Stock Markets May 27, 2026 09:29 AM

Mizuho Identifies Value in U.S. Oil & Gas Amid Iran-Driven Supply Tightness

Bank lifts Brent forecasts and highlights select producers and E&Ps as mispriced after conflict-related inventory draws

By Hana Yamamoto DVN LCO EQT KOS

Mizuho has adopted a constructive stance on selected U.S. oil and gas equities, arguing that the ongoing Iran crisis and the resulting inventory declines are likely to keep crude prices higher for an extended period and to bolster refining margins. The bank raised its Brent price outlook for 2026 and 2027, flagged valuation dislocations among large-cap producers and natural gas E&Ps, and promoted a slate of top picks while revising ratings across the sector.

Mizuho Identifies Value in U.S. Oil & Gas Amid Iran-Driven Supply Tightness
DVN LCO EQT KOS

Key Points

  • Mizuho expects the sustained Iran conflict to sustain higher crude prices and to support stronger refining margins, citing inventory draws and a projected undersupply for 2026.
  • The bank raised its Brent forecasts to $91.55 for 2026 and $79.35 for 2027, increases of roughly 25% and 6% versus prior projections.
  • Select U.S. oil and gas names were highlighted as investment opportunities amid a pullback in equities and elevated commodity prices; Devon Energy, EQT and Permian Resources were named Top Picks, while Phillips 66, Par Pacific and Gulfport Energy received upgrades and HF Sinclair and Kosmos Energy were downgraded.

Mizuho has turned more positive on parts of the U.S. oil and gas complex, saying recent geopolitical developments have produced what it views as a market mispricing that investors can exploit.

In a sector note, analyst Nitin Kumar set out the bank's view that a protracted Iran crisis will keep global crude prices elevated and that refining margins are poised to strengthen meaningfully as supply dynamics tighten.

“As we approach 90 days of the Iran conflict, and SOH closure, we don’t expect a normalization of crude supply until 1Q27,” Kumar wrote, adding that unprecedented inventory draws now imply a “-2.7 mmb/d undersupply in 2026.”

Against that backdrop, Mizuho increased its Brent crude price assumptions. The bank now models Brent at $91.55 per barrel for 2026 and $79.35 per barrel for 2027, representing roughly 25% and 6% upward adjustments to those years' forecasts respectively.

Although the energy sector has performed well year to date, Mizuho noted a recent pullback in oil and gas equities combined with elevated commodity prices creates an opening for active investors seeking outperformance. The firm argues valuations look out of alignment across large-cap, oil-focused producers and among natural-gas exploration and production companies, while opportunities in refining may be more selective.

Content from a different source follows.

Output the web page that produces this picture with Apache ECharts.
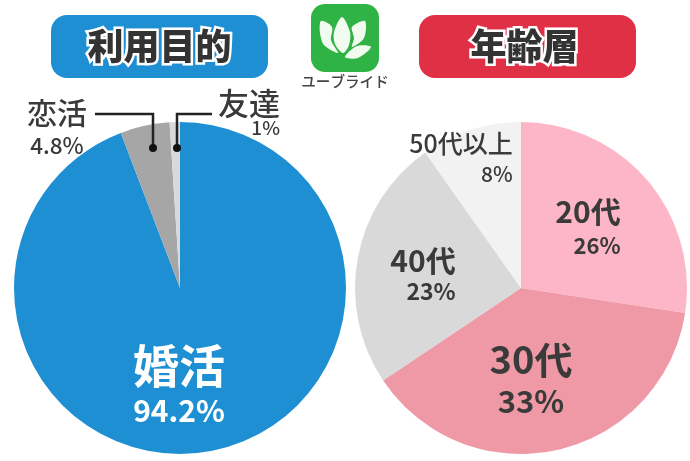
<!DOCTYPE html>
<html>
<head>
<meta charset="utf-8">
<style>
html, body { margin: 0; padding: 0; background: #fff; }
#chart { width: 690px; height: 461px; }
</style>
<script src="https://cdn.jsdelivr.net/npm/echarts@6/dist/echarts.min.js"></script>
</head>
<body>
<div id="chart"></div>
<script>
// 利用目的
let purposeNames = ['婚活', '恋活', '友達'];
let purposeValues = [94.2, 4.8, 1];
let purposeLabels = ['94.2%', '4.8%', '1%'];
let purposeColors = ['#1f8fd3', '#a6a6a6', '#d9d9d9'];

// 年齢層 (扇の大きさは図から読み取り、表示の%は別)
let ageNames = ['20代', '30代', '40代', '50代以上'];
let ageValues = [27.4, 38.2, 24.6, 9.8];
let ageLabels = ['26%', '33%', '23%', '8%'];
let ageColors = ['#fdb6c7', '#ee99a5', '#d9d9d9', '#f2f2f2'];

let fontFamily = '"Noto Sans CJK JP", "Noto Sans", sans-serif';
let textColor = '#3a3a3a';

// 各ラベルの位置と文字サイズ
let purposeLabelStyle = [
    { x: 179, y: 385, name: 46, pct: 30, nameLine: 52, pctLine: 38, align: 'center', color: '#fff', weight: 'bold' },
    { x: 57, y: 127, name: 30, pct: 22.5, nameLine: 36, pctLine: 28, align: 'center', color: textColor, weight: 500 },
    { x: 249, y: 113, name: 31, pct: 19, nameLine: 30, pctLine: 20, align: 'right', color: textColor, weight: 500 }
];
let ageLabelStyle = [
    { x: 588, y: 228, name: 30, pct: 22, nameLine: 36, pctLine: 32, align: 'right', weight: 'bold' },
    { x: 531, y: 379, name: 38, pct: 31, nameLine: 44, pctLine: 38, align: 'center', weight: 'bold' },
    { x: 423, y: 274, name: 30, pct: 23, nameLine: 34, pctLine: 26, align: 'right', weight: 'bold' },
    { x: 461, y: 159, name: 25, pct: 21, nameLine: 30, pctLine: 32, align: 'right', weight: 500 }
];

function buildData(names, values, labels, colors, styles) {
    return names.map((name, i) => {
        let s = styles[i];
        let color = s.color || textColor;
        return {
            name: name,
            value: values[i],
            itemStyle: { color: colors[i] },
            label: {
                formatter: '{n|' + name + '}\n{p|' + labels[i] + '}',
                rich: {
                    n: { fontFamily: fontFamily, fontSize: s.name, fontWeight: s.weight, color: color, lineHeight: s.nameLine, align: 'center' },
                    p: { fontFamily: fontFamily, fontSize: s.pct, fontWeight: s.weight, color: color, lineHeight: s.pctLine, align: s.align }
                }
            }
        };
    });
}

function pieSeries(center, data, styles) {
    return {
        type: 'pie',
        center: center,
        radius: [0, 166],
        startAngle: 90,
        clockwise: true,
        silent: true,
        animation: false,
        labelLine: { show: false },
        label: { show: true, position: 'inside' },
        labelLayout: params => ({
            x: styles[params.dataIndex].x,
            y: styles[params.dataIndex].y,
            align: 'center',
            verticalAlign: 'middle'
        }),
        data: data
    };
}

// 見出しの角丸ボックス
function titleBox(x, textX, fill, text) {
    return [
        {
            type: 'rect',
            shape: { x: x, y: 15, width: 217, height: 63, r: 16 },
            style: { fill: fill }
        },
        {
            type: 'text',
            x: textX,
            y: 46,
            style: {
                text: text,
                fill: '#333',
                stroke: '#fff',
                lineWidth: 5,
                strokeFirst: true,
                font: '900 36px ' + fontFamily,
                align: 'center',
                verticalAlign: 'middle'
            },
            z: 5
        }
    ];
}

// 引き出し線
function leader(points, dot) {
    return [
        {
            type: 'polyline',
            shape: { points: points },
            style: { stroke: '#222', lineWidth: 2.5, fill: null },
            z: 10
        },
        {
            type: 'circle',
            shape: { cx: dot[0], cy: dot[1], r: 4 },
            style: { fill: '#111' },
            z: 10
        }
    ];
}

// ロゴの花びら
function petal(points) {
    return {
        type: 'polygon',
        shape: { points: points, smooth: 0.3 },
        style: { fill: '#f2fbef' },
        z: 6
    };
}

let logo = [
    {
        type: 'rect',
        shape: { x: 311, y: 4, width: 68, height: 68, r: 14 },
        style: { fill: '#2fb344' },
        z: 5
    },
    petal([[342, 17], [350, 32], [349, 45], [343, 53], [335, 44], [334, 32]]),
    petal([[321, 21], [332, 27], [331, 40], [338, 53], [324, 45], [320, 33]]),
    petal([[365, 21], [352, 27], [354, 38], [352, 47], [364, 38]]),
    petal([[345, 57], [357, 46], [371, 47], [358, 58]]),
    {
        type: 'text',
        x: 345,
        y: 81,
        style: {
            text: 'ユーブライド',
            fill: '#444',
            font: '500 14.6px ' + fontFamily,
            align: 'center',
            verticalAlign: 'middle'
        }
    }
];

let option = {
    backgroundColor: '#fff',
    animation: false,
    series: [
        pieSeries([180, 288], buildData(purposeNames, purposeValues, purposeLabels, purposeColors, purposeLabelStyle), purposeLabelStyle),
        pieSeries([521, 288], buildData(ageNames, ageValues, ageLabels, ageColors, ageLabelStyle), ageLabelStyle)
    ],
    graphic: {
        elements: [].concat(
            titleBox(51, 159.5, '#1f8fd3', '利用目的'),
            titleBox(419, 524.5, '#e03046', '年齢層'),
            leader([[95, 114], [153, 114], [153, 148]], [153, 148]),
            leader([[212, 114], [177, 114], [177, 148]], [177, 148]),
            logo
        )
    }
};

let myChart = echarts.init(document.getElementById('chart'), null, { renderer: 'canvas' });
myChart.setOption(option);
</script>
</body>
</html>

Reflecting that view, Mizuho identified Devon Energy, EQT and Permian Resources as its Top Picks for the sector, and moved EQT into Top Pick status in the latest update.

The bank also enacted a set of rating changes. Phillips 66, Par Pacific Holdings and Gulfport Energy were upgraded to Outperform. Conversely, HF Sinclair and Kosmos Energy were downgraded.

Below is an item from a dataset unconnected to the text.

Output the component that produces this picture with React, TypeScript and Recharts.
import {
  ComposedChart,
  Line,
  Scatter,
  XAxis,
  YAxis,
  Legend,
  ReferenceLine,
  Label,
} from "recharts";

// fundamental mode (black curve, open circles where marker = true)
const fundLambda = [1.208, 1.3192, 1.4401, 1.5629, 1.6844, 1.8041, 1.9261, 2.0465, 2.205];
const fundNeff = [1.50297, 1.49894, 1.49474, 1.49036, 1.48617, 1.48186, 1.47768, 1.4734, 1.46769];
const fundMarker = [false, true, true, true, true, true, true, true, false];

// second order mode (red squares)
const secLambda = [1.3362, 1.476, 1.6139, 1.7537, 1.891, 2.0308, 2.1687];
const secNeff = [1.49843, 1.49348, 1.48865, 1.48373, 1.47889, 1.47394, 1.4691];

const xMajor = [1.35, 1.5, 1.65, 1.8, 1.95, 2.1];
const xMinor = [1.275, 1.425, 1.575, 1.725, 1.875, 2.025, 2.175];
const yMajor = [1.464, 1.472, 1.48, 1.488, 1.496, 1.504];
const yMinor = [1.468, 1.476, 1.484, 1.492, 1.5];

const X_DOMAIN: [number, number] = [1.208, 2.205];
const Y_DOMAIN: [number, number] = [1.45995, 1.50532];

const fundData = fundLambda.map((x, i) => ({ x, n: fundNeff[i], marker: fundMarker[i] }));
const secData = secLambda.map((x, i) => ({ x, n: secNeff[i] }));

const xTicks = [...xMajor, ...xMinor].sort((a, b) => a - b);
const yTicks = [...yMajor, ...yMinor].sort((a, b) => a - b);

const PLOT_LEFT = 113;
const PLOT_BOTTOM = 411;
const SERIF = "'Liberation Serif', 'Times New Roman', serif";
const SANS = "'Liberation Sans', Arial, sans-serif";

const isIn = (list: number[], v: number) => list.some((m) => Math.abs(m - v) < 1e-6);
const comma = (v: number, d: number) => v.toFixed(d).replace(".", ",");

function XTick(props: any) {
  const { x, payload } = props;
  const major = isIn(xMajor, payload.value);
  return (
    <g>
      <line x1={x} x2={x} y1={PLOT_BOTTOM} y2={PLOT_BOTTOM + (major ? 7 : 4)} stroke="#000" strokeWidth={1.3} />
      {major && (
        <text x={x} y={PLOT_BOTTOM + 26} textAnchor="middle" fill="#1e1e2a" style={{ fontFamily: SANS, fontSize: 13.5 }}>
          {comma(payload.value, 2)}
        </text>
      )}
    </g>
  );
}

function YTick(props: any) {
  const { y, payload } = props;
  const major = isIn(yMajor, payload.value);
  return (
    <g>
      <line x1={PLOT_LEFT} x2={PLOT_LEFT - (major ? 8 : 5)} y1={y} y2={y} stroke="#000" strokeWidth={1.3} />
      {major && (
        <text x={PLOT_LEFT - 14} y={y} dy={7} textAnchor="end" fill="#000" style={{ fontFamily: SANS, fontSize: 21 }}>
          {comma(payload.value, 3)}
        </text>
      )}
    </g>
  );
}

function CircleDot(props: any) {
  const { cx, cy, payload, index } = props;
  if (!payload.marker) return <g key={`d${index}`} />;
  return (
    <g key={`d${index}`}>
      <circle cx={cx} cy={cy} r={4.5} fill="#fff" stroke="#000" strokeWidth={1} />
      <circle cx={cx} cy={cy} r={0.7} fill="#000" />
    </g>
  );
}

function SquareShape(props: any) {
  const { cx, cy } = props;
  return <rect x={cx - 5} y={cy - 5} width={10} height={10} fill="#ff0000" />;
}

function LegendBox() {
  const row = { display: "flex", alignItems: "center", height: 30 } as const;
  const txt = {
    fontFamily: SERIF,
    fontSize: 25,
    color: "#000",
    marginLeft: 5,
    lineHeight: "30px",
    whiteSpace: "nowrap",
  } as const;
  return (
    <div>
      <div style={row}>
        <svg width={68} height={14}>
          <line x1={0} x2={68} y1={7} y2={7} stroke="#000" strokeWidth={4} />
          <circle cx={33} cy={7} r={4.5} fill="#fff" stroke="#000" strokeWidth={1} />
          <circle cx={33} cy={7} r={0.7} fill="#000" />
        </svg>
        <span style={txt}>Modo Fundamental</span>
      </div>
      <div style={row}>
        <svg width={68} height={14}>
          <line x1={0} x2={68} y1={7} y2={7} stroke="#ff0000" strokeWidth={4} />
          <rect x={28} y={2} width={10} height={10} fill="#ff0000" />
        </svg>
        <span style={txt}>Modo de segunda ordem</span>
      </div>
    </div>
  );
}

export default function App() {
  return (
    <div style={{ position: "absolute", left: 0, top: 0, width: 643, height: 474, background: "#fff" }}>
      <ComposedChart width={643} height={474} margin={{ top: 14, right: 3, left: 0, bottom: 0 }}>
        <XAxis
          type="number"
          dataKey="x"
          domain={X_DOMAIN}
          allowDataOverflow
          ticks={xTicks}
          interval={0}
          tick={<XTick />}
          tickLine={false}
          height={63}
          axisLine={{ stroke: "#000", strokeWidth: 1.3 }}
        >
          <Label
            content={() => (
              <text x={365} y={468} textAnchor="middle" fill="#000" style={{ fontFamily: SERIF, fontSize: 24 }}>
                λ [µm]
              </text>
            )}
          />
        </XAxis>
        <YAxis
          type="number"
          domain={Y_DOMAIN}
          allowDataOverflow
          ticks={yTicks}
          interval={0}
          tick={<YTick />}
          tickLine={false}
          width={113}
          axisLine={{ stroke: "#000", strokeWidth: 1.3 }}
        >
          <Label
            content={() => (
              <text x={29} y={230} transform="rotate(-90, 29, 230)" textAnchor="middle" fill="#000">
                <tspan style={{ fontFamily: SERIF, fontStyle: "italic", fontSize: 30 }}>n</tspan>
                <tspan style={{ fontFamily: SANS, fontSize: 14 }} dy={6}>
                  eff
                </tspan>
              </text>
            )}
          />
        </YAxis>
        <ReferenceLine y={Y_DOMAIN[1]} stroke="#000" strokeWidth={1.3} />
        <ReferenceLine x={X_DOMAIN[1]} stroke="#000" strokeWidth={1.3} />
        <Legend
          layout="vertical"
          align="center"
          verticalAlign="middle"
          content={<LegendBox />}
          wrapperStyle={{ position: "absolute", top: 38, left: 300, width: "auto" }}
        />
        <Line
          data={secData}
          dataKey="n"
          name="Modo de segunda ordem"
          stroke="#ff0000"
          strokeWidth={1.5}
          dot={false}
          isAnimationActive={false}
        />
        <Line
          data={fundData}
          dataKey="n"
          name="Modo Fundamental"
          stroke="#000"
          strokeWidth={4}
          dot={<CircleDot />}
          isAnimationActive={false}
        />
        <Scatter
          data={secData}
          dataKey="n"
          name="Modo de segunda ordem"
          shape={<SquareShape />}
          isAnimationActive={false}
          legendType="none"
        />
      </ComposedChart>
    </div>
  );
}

Overall, Mizuho's note frames the ongoing conflict-related supply disruption and the resulting inventory depletion as central to its outlook, translating into higher crude expectations, the prospect of firmer refining margins, and selective stock-level opportunities within U.S. oil and gas equities.


Market context noted by the bank

  • Prolonged Iran crisis expected to extend the period of tighter crude supply.
  • Inventory draws consistent with a material undersupply in 2026.
  • Revised Brent forecasts for 2026 and 2027 to $91.55 and $79.35 per barrel respectively.

Risks

  • The bank's outlook depends on the duration of the Iran conflict and the timing of any supply normalization - Mizuho does not expect supply normalization until 1Q27, which is a key assumption supporting its thesis. This impacts crude price sensitivity for energy and refining sectors.
  • Inventory draw estimates underlie the projected -2.7 mmb/d undersupply in 2026; if inventory dynamics differ from these estimates the supply-demand balance and price implications for oil and gas markets could change.
  • Equity market volatility and further pullbacks in oil and gas stocks could affect the timing and size of opportunities Mizuho cites for investors seeking alpha in U.S. producers, E&Ps and refining companies.